The author appears as a character called Alrefai who is visited by a fictional heroine, Kauthar, who wishes to tell him her story. As they sit together in Alrefai's office, a "double exposure" of reality and fiction occurs: Alrefai writes down Kauthar's fate, and she sits physically opposite him.
Kauthar is the perfect embodiment of Kuwait's contradictions. She heads up the private accounts department of a bank, drives a Porsche, carries Hermès bags and wears a Chopard watch. Yet this high-end armour offers little protection from the threat of social ostracism.
Kauthar's love for Mischari, a married Sunni, is more than simple adultery in Kuwait; it is also a social scandal because Kauthar is a Shiite. With great mastery, Alrefai shows how Kauthar is torn between her desire for children and her pursuit of social legitimacy.
An invitation to see things differently
Taleb al-Rifai is far more than a reporter from the Gulf region. He is a master at capturing the human condition, and his texts are a "salvation of the soul" through the written word.
He takes us into the narrow corridors of the Palace of Justice and behind the closed doors of the al-Dasma villas, home to the Kuwaiti bourgeoisie. He wants to show that the pursuit of freedom and love is universal—even when sectarian dogma and tribal structures stand in the way.

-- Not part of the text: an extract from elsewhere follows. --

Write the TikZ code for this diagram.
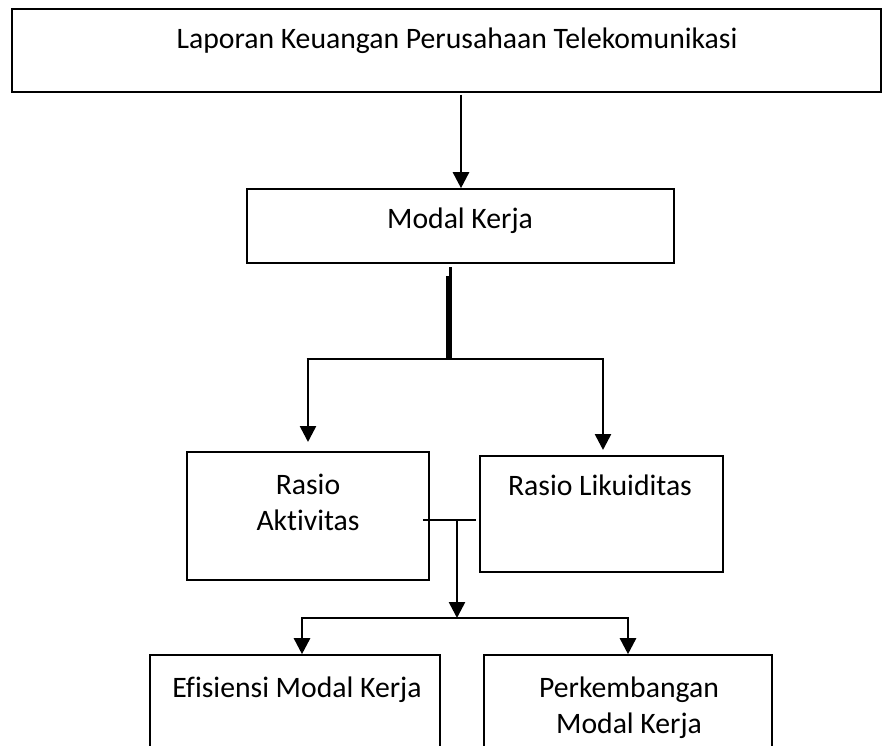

Including Alrefai in the German literary canon is essential for an understanding of the Arab world beyond the headlines. His works offer the painful, elegant truth of a society in upheaval rather than an exoticised idealisation. Those who read him understand that writing is not a luxury, but rather the only way to breathe more freely in a world of masks.
Translated from German by Louise East.